DATA EXTRACT:
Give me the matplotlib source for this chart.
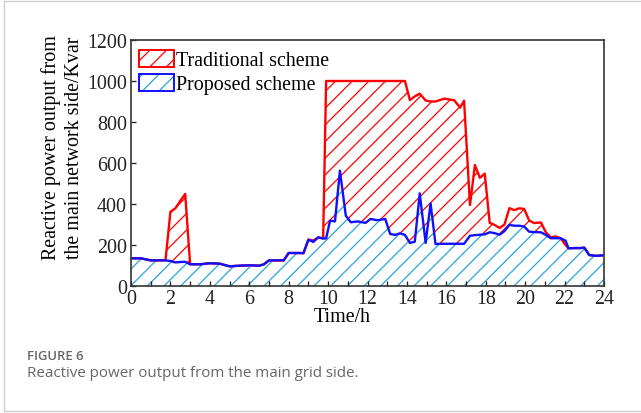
import numpy as np
import matplotlib
matplotlib.use('Agg')
import matplotlib.pyplot as plt
from matplotlib.patches import Patch
from matplotlib.legend_handler import HandlerTuple
from matplotlib.lines import Line2D

plt.rcParams['font.family'] = 'Liberation Serif'
plt.rcParams['hatch.linewidth'] = 0.9

#Time points (h)
hours = [0, 0.5, 1.0, 1.5, 1.75, 2.0, 2.25, 2.5, 2.75, 3.0, 3.5, 4.0, 4.5, 5.0, 5.5,
         6.0, 6.5, 6.75, 7.0, 7.5, 7.75, 8.0, 8.5, 8.75, 9.0, 9.25, 9.5, 9.75, 9.9,
         10.1, 10.35, 10.6, 10.9, 11.15, 11.5, 11.9, 12.15, 12.5, 12.9, 13.15, 13.4,
         13.65, 13.9, 14.15, 14.4, 14.65, 14.95, 15.2, 15.45, 15.9, 16.4, 16.7, 16.9,
         17.2, 17.45, 17.7, 17.95, 18.2, 18.45, 18.7, 18.95, 19.2, 19.45, 19.7, 19.95,
         20.2, 20.45, 20.8, 21.05, 21.3, 21.55, 21.8, 22.05, 22.2, 22.5, 22.8, 23.0,
         23.25, 23.6, 24.0]

#Proposed scheme (Kvar)
proposed = [135, 135, 125, 125, 125, 122, 115, 117, 118, 106, 106, 111, 109, 96, 99,
            101, 99, 106, 125, 125, 125, 161, 161, 160, 226, 215, 237, 232, 232,
            319, 315, 563, 343, 311, 315, 308, 327, 321, 327, 254, 249,
            257, 249, 210, 216, 452, 210, 403, 205, 206, 206, 206, 206,
            245, 248, 250, 252, 262, 258, 250, 268, 298, 294, 294, 290,
            265, 263, 262, 249, 233, 233, 233, 221, 184, 185, 185, 187,
            151, 147, 150]

#Traditional scheme (Kvar)
traditional = [135, 135, 125, 125, 125, 362, 379, 415, 449, 106, 106, 111, 109, 96, 99,
               101, 99, 106, 125, 125, 125, 161, 161, 160, 226, 222, 237, 232, 1000,
               1000, 1000, 1000, 1000, 1000, 1000, 1000, 1000, 1000, 1000, 1000, 1000,
               1000, 1000, 907, 925, 938, 905, 900, 900, 914, 906, 870, 904,
               395, 590, 528, 548, 308, 298, 283, 300, 380, 370, 379, 376,
               320, 307, 310, 262, 237, 242, 233, 200, 184, 185, 185, 187,
               151, 147, 150]

fig = plt.figure(figsize=(6.41, 4.14), dpi=100)
ax = fig.add_axes([131/641, 1 - 287/414, 473/641, 246/414])

red = '#ff0000'
blue = '#1010ff'
light_blue = '#2aa3dc'

ax.fill_between(hours, 0, traditional, facecolor='white', edgecolor=red, hatch='//', linewidth=0)
ax.fill_between(hours, 0, proposed, facecolor='white', edgecolor=light_blue, hatch='//', linewidth=0)
ax.plot(hours, traditional, color=red, lw=1.7)
ax.plot(hours, proposed, color=blue, lw=1.7)

ax.set_xlim(0, 24)
ax.set_ylim(0, 1200)
ax.set_xticks(np.arange(0, 25, 1))
ax.set_xticklabels([str(h) if h % 2 == 0 else '' for h in range(25)])
ax.set_yticks(np.arange(0, 1201, 200))
ax.tick_params(direction='in', length=3.6, width=0.96, labelsize=14.4, pad=2.4, colors='#222222')
ax.tick_params(axis='y', pad=3)
for s in ax.spines.values():
    s.set_color('#333333')
    s.set_linewidth(1.2)

ax.set_xlabel('Time/h', fontsize=14.4)
ax.xaxis.set_label_coords(0.446, -0.085)
ax.set_ylabel('Reactive power output from\nthe main network side/Kvar', fontsize=14.4, linespacing=1.25)
ax.yaxis.set_label_coords(-0.1, 0.565)

#Legend
h_trad = Patch(facecolor='white', edgecolor=red, hatch='//', linewidth=1.4)
h_prop = (Patch(facecolor='white', edgecolor=light_blue, hatch='//', linewidth=0),
          Patch(facecolor='none', edgecolor=blue, linewidth=1.4))
ax.legend([h_trad, h_prop], ['Traditional scheme', 'Proposed scheme'],
          handler_map={tuple: HandlerTuple(ndivide=1, pad=0)},
          loc='upper left', bbox_to_anchor=(-0.005, 1.0), frameon=False, fontsize=14.4,
          handlelength=1.75, handleheight=0.95, handletextpad=0.1, labelspacing=0.15,
          borderaxespad=0.3, borderpad=0.2)

#Caption
fig.text(27/641, 1 - 357/414, 'FIGURE 6', family='Open Sans', fontsize=9.4, fontweight='semibold',
         color='#666666', va='center')
fig.text(27/641, 1 - 374/414, 'Reactive power output from the main grid side.', family='Open Sans',
         fontsize=10.9, color='#666666', va='center')

#Outer frame
for xs, ys in [([4/641, 4/641], [2/414, 412/414]), ([4/641, 1], [1 - 2/414, 1 - 2/414]),
               ([4/641, 1], [2/414, 2/414])]:
    fig.add_artist(Line2D(xs, ys, color='#cfcfcf', lw=0.96, transform=fig.transFigure))

fig.savefig('out.png', dpi=100)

WHAT NEEDS TO BE DONE:
Your answer should be a single number: how many lines of the material contain the word "matplotlib".

OUTPUT FOR THIS EXERCISE:
7